Back To Work – Naihanchi

This last week or so has been the first time I’ve been back in proper training since before Christmas, and it’s kicking my ass so far. Our instructor is determined to get us back in shape and strong again after a festive break of decadence and not working hard, and despite the pain and panting it’s causing so far, I’m very glad.  We’ve been focusing on strength work which is always a good thing, and on top of that I have new things to learn, for the first time in ages.

There’s quite a gap between 1st Dan and 2nd, and with good reason, there’s a lot to take on board. I’ve started learning the first on the new forms I need to know, namely Naihanchi Ee Dan (Tekki nidan). The Naihanchi hyung have always seemed strange to me, very different to any other that we practice, and I hope that as I progress further I’ll start to understand more. I find it interesting that traditionally it was always seen as a really important kata/hyung, and yet it employs so few of the ‘basic’ moves that we as Tang Soo Do practitioners understand as staples of the art.

As well as the practical applications of any form, I’ve always found myself drawn to learn the origins wherever possible. Naihanchi is a nice form from that point of view, as the history is largely well-known and seldom disputed. I’ve known for a long time that the Japanese name for the form is Tekki, which translates as ‘Iron Horse’, but what I didn’t know was a) how recently it got that name, and b) that it was almost inadvertently a return to tradition. Let me try to explain a little more clearly. Naihanchi is now taught as three separate forms, but originally was brought (from China naturally) as one, longer form. This longer form was named Nifanchin, which (apparently, my Japanese isn’t great these days!) also translates as Iron Horse, but it was that stalwart and lynchpin of modern karate, Gichin Funakoshi who renamed it Tekki. He renamed it in honour of his teacher (and creator of the Pyung Ahn/Pinan/Heian forms), Anko Itosu. Between the two it became Naihanchi, which means ‘Internal divided conflict’, and that’s where it stuck as far as Tang Soo Do is concerned.

Although anecdotal, I think for once the Chinese origins of the forms might actually be explained quite well too..
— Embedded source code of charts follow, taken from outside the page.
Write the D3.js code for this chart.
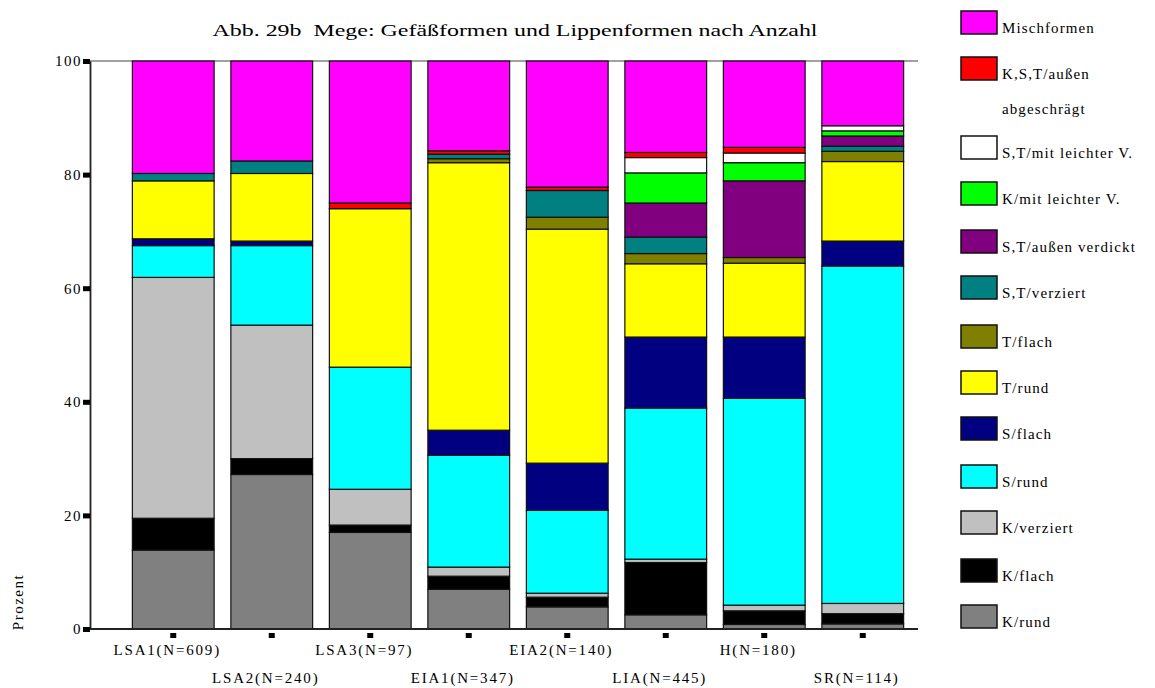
<!DOCTYPE html>
<html>
<head>
<meta charset="utf-8">
<script src="https://cdn.jsdelivr.net/npm/d3@7/dist/d3.min.js"></script>
<style>
  html, body { margin: 0; padding: 0; background: #fff; }
  svg { display: block; }
  text { font-family: "Liberation Serif", "Times New Roman", serif; fill: #000; white-space: pre; }
</style>
</head>
<body>
<svg id="chart" width="1155" height="688"></svg>
<script>
// Sites / periods with sample sizes
const categories = ["LSA1(N=609)", "LSA2(N=240)", "LSA3(N=97)", "EIA1(N=347)",
                    "EIA2(N=140)", "LIA(N=445)", "H(N=180)", "SR(N=114)"];

// Percent shares per vessel / rim form, stacked bottom to top
const kRund        = [13.9, 27.2, 17.0,  7.0,  3.9,  2.5,  0.8,  0.9];
const kFlach       = [ 5.6,  2.8,  1.3,  2.3,  1.7,  9.2,  2.4,  1.8];
const kVerziert    = [42.4, 23.5,  6.3,  1.6,  0.7,  0.6,  1.0,  1.8];
const sRund        = [ 5.6, 14.0, 21.5, 19.7, 14.6, 26.6, 36.4, 59.4];
const sFlach       = [ 1.2,  0.8,  0.0,  4.4,  8.3, 12.5, 10.8,  4.4];
const tRund        = [10.2, 11.9, 27.9, 47.1, 41.2, 12.9, 13.0, 14.0];
const tFlach       = [ 0.0,  0.0,  0.0,  0.7,  2.1,  1.8,  1.0,  1.8];
const stVerziert   = [ 1.3,  2.2,  0.0,  0.8,  4.7,  2.9,  0.0,  0.9];
const stVerdickt   = [ 0.0,  0.0,  0.0,  0.0,  0.0,  6.0, 13.5,  1.8];
const kLeichtV     = [ 0.0,  0.0,  0.0,  0.0,  0.0,  5.3,  3.2,  0.9];
const stLeichtV    = [ 0.0,  0.0,  0.0,  0.0,  0.0,  2.7,  1.7,  0.9];
const abgeschraegt = [ 0.0,  0.0,  1.0,  0.6,  0.6,  0.9,  1.0,  0.0];
const misch        = [19.8, 17.6, 25.0, 15.8, 22.2, 16.1, 15.2, 11.4];

const seriesNames = ["K/rund", "K/flach", "K/verziert", "S/rund", "S/flach", "T/rund",
                     "T/flach", "S,T/verziert", "S,T/außen verdickt", "K/mit leichter V.",
                     "S,T/mit leichter V.", "K,S,T/außen abgeschrägt", "Mischformen"];
const seriesValues = [kRund, kFlach, kVerziert, sRund, sFlach, tRund, tFlach, stVerziert,
                      stVerdickt, kLeichtV, stLeichtV, abgeschraegt, misch];
const seriesColors = ["#808080", "#000000", "#c0c0c0", "#00ffff", "#000080", "#ffff00",
                      "#808000", "#008080", "#800080", "#00ff00", "#ffffff", "#ff0000", "#ff00ff"];
// Legend text lines (the red entry wraps onto two lines)
const legendLines = [["K/rund"], ["K/flach"], ["K/verziert"], ["S/rund"], ["S/flach"], ["T/rund"],
                     ["T/flach"], ["S,T/verziert"], ["S,T/außen verdickt"], ["K/mit leichter V."],
                     ["S,T/mit leichter V."], ["K,S,T/außen", "abgeschrägt"], ["Mischformen"]];
const yTicks = [0, 20, 40, 60, 80, 100];

const title = "Abb. 29b  Mege: Gefäßformen und Lippenformen nach Anzahl";

// Build table for d3.stack
const table = categories.map((c, i) => {
  const row = { cat: c };
  seriesNames.forEach((s, k) => { row[s] = seriesValues[k][i]; });
  return row;
});

const svg = d3.select("#chart");
const plot = { left: 90, right: 918, top: 61, bottom: 629 };

const x = d3.scaleBand().domain(categories).range([124, 912]).paddingInner(0.17).paddingOuter(0.085);
const y = d3.scaleLinear().domain([0, 100]).range([plot.bottom, plot.top]);
const color = d3.scaleOrdinal().domain(seriesNames).range(seriesColors);

const stacked = d3.stack().keys(seriesNames)(table);

// Title
svg.append("text")
  .attr("x", 515).attr("y", 36)
  .attr("text-anchor", "middle")
  .attr("font-size", 17)
  .attr("textLength", 605).attr("lengthAdjust", "spacingAndGlyphs")
  .text(title);

// Plot frame top line
svg.append("line")
  .attr("x1", plot.left).attr("x2", plot.right)
  .attr("y1", plot.top).attr("y2", plot.top)
  .attr("stroke", "#808080").attr("stroke-width", 1.5);

// Stacked bars
svg.append("g").selectAll("g")
  .data(stacked)
  .join("g")
  .attr("fill", d => color(d.key))
  .selectAll("rect")
  .data(d => d.filter(p => p[1] - p[0] > 0))
  .join("rect")
  .attr("x", d => x(d.data.cat))
  .attr("width", x.bandwidth())
  .attr("y", d => y(d[1]))
  .attr("height", d => y(d[0]) - y(d[1]))
  .attr("stroke", "#111")
  .attr("stroke-width", 1.2);

// Y axis
const yAxis = svg.append("g")
  .attr("transform", `translate(${plot.left},0)`)
  .call(d3.axisLeft(y).tickValues(yTicks).tickSize(0).tickPadding(8).tickFormat(d3.format("d")));
yAxis.select(".domain").attr("stroke", "#222").attr("stroke-width", 1.8);
yAxis.selectAll("text")
  .attr("font-family", "Liberation Serif, serif")
  .attr("font-size", 15)
  .attr("letter-spacing", 1.5);
yAxis.selectAll(".tick").append("rect")
  .attr("x", -7).attr("y", -2.5).attr("width", 7).attr("height", 5)
  .attr("fill", "#000");

// X axis line
svg.append("line")
  .attr("x1", plot.left).attr("x2", plot.right)
  .attr("y1", plot.bottom).attr("y2", plot.bottom)
  .attr("stroke", "#222").attr("stroke-width", 1.8);

// X tick marks (small squares below the axis)
svg.append("g").selectAll("rect")
  .data(categories)
  .join("rect")
  .attr("x", d => x(d) + x.bandwidth() / 2 - 3)
  .attr("y", plot.bottom + 4)
  .attr("width", 6).attr("height", 5)
  .attr("fill", "#000");

// X labels, staggered on two rows
svg.append("g").selectAll("text")
  .data(categories)
  .join("text")
  .attr("x", d => x(d) + x.bandwidth() / 2 - 6)
  .attr("y", (d, i) => i % 2 === 0 ? 655 : 683)
  .attr("text-anchor", "middle")
  .attr("font-size", 15)
  .attr("letter-spacing", 1.8)
  .text(d => d);

// Y axis title
svg.append("text")
  .attr("transform", "translate(23,602) rotate(-90)")
  .attr("text-anchor", "middle")
  .attr("font-size", 15)
  .attr("letter-spacing", 1.5)
  .text("Prozent");

// Legend (top entry = last series)
const legendTops = [605, 559, 511, 465, 417, 371, 325, 276, 230, 182, 136, 57, 11];
const legend = svg.append("g").selectAll("g")
  .data(seriesNames.map((s, k) => ({ name: s, k })))
  .join("g")
  .attr("transform", d => `translate(961,${legendTops[d.k]})`);
legend.append("rect")
  .attr("width", 36).attr("height", 23)
  .attr("fill", d => color(d.name))
  .attr("stroke", "#111").attr("stroke-width", 1.5);
legend.append("text")
  .attr("font-size", 15)
  .attr("letter-spacing", 1.1)
  .selectAll("tspan")
  .data(d => legendLines[d.k])
  .join("tspan")
  .attr("x", 41)
  .attr("y", (d, i) => 22 + i * 35)
  .text(d => d);
</script>
</body>
</html>
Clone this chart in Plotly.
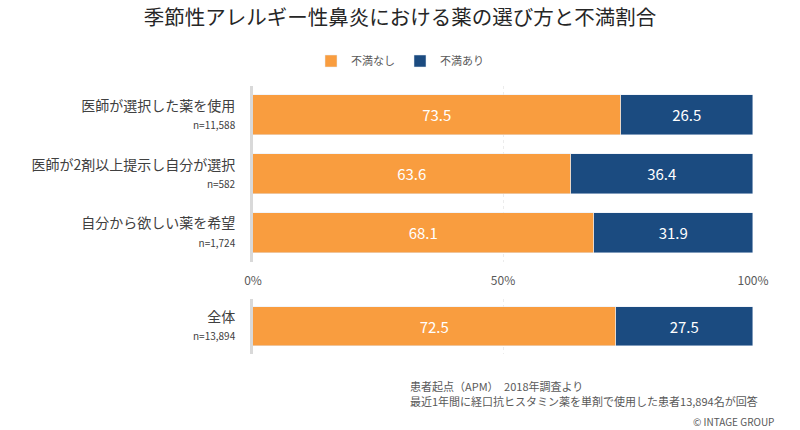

In the 1960’s a kung fu practitioner, Daichi Kaneko, studied a form of Taiwanese White Crane Boxing, known as Dan Qiu Ban Bai He Quan (Half Hillock, Half White Crane Boxing). Kaneko, an acupuncturist who lived in Yonabaru, Okinawa, taught a form called Neixi (inside knee) in Mandarin. This form includes the same sweeping action found in the nami-gaeshi (returning wave) technique of Naihanchi. Neixi is pronounced Nohanchi in Fuzhou dialect, which could indicate Neixi is the forerunner to Naihanchi.

The fact that it was called Inside Knee sounds right for me, especially with the movements contained in Naihanchi Cho Dan, as anyone who has learned the form will recognise.

The fact that those three short forms are considered so important in karate, even to the extent that not so long ago teachers were teaching them to students with the understanding that they contain everything they need to know, is strange to me. That’s probably just a result of the way the arts have changed though, and the changes in training and teaching in the last hundred years. I’d love to be a fly on the wall in one of those old Okinawan dojos to see just how it was taught, practised and applied in those days.